1. A method of making a low resistivity silicon carbide single crystal boule comprising the steps of:

(a) placing a silicon carbide seed crystal and a silicon carbide feedstock within a physical vapor transport furnace system;

(b) introducing nitrogen gas into said furnace system;

(c) maintaining the pressure within said furnace system at a substantially constant value between approximately 1 and 100 Torr;

(d) measuring the pressure within said furnace system during crystal growth;

(e) adding said nitrogen gas, as a function of said measured pressure, to maintain said constant value of pressure and a constant value of nitrogen partial pressure as said nitrogen gas is incorporated into said crystal; and

(f) establishing, during said method a requisite heat pattern for physical vapor transport crystal growth.

2. A method according to claim 1 which includes the step of:

(a) maintaining said constant pressure at a value less than 50 Torr.

3. A method according to claim 2 which includes the step of:

(a) maintaining said constant pressure at a value of 20 Torr.

4. A method according to claim 1 which includes the step of:

(a) adding an inert gas along with said nitrogen gas to said furnace system.

5. A method according to claim 1 which includes the step of:

(a) controlling the addition of said nitrogen gas by means of a process controller which is connected to receive an indication of said pressure within said furnace system.

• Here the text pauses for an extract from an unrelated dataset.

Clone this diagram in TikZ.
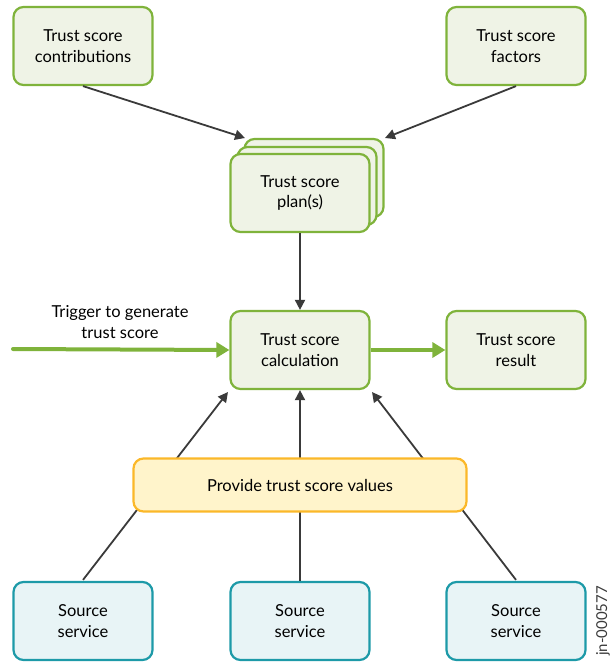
\documentclass[tikz,border=0pt]{standalone}
\usepackage{fontspec}
\setmainfont{Lato}
\usetikzlibrary{arrows.meta}
\definecolor{gborder}{HTML}{7FB33B}
\definecolor{gfill}{HTML}{EFF3E6}
\definecolor{tborder}{HTML}{1D9AA8}
\definecolor{tfill}{HTML}{E8F4F6}
\definecolor{oborder}{HTML}{FBB829}
\definecolor{ofill}{HTML}{FFF4CB}
\definecolor{darrow}{HTML}{3A3A3A}
\tikzset{
  txt/.style={font=\fontsize{16.5}{20.5}\selectfont, align=center},
  gbox/.style={txt, draw=gborder, fill=gfill, line width=2.2pt, rounded corners=10pt, minimum width=139pt, minimum height=78pt, inner sep=0pt},
  tbox/.style={gbox, draw=tborder, fill=tfill},
  obox/.style={gbox, draw=oborder, fill=ofill, minimum width=333pt, minimum height=53pt},
  darr/.style={draw=darrow, line width=1.8pt, -{Triangle[length=10pt,width=10pt]}},
  garr/.style={draw=gborder, line width=4pt, -{Triangle[length=13pt,width=15pt]}},
}
\begin{document}
\begin{tikzpicture}[x=1pt,y=-1pt]
\useasboundingbox (0,0) rectangle (611,664);
% top boxes
\node[gbox] (contrib) at (83,46) {Trust score\\contributions};
\node[gbox] (factors) at (516,46) {Trust score\\factors};
% plan stack
\node[gbox] (planb) at (314,178) {};
\node[gbox] (planm) at (307,186) {};
\node[gbox] (plan) at (300,193) {Trust score\\plan(s)};
% middle row
\node[gbox] (calc) at (300,350) {Trust score\\calculation};
\node[gbox] (result) at (516,350) {Trust score\\result};
\coordinate (trig) at (13,349);
\node[txt] (trigtxt) at (120,322) {Trigger to generate\\trust score};
% sources
\node[tbox] (s1) at (83,621) {Source\\service};
\node[tbox] (s2) at (300,621) {Source\\service};
\node[tbox] (s3) at (516,621) {Source\\service};
% lines from sources
\coordinate (c1) at (228,392);
\coordinate (c3) at (372,392);
\draw[darr] (s1.north) ++(0,-1) -- (c1);
\draw[darr] (s2.north) -- (calc.south);
\draw[darr] (s3.north) ++(0,-1) -- (c3);
\node[obox] (prov) at (300,485) {Provide trust score values};
% arrows
\coordinate (pl) at (245,138);
\coordinate (pr) at (385,138);
\draw[darr] (contrib.south) -- (pl);
\draw[darr] (factors.south) -- (pr);
\draw[darr] (plan.south) -- (calc.north);
\draw[garr, line cap=round] (trig) -- (calc.west);
\draw[garr] (calc.east) -- (result.west);
\node[rotate=90, font=\fontsize{15}{18}\selectfont, text=darrow] (id) at (603,621) {jn-000577};
\end{tikzpicture}
\end{document}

6. A method according to claim 1 which includes the steps of:

(a) initially reducing the pressure within said furnace system to a fraction of a Torr;

(b) heating said furnace to a predetermined temperature which will not sustain crystal growth;

(c) introducing at least said nitrogen gas into said furnace system to pressurize it to a value substantially higher than said constant value;

(d) increasing said temperature to a value to sustain crystal growth; and thereafter

(e) reducing the pressure within said furnace system to said constant value.

7. A method according to claim 1 which includes the additional step of:

(a) slicing said boule to form a semiconductor substrate.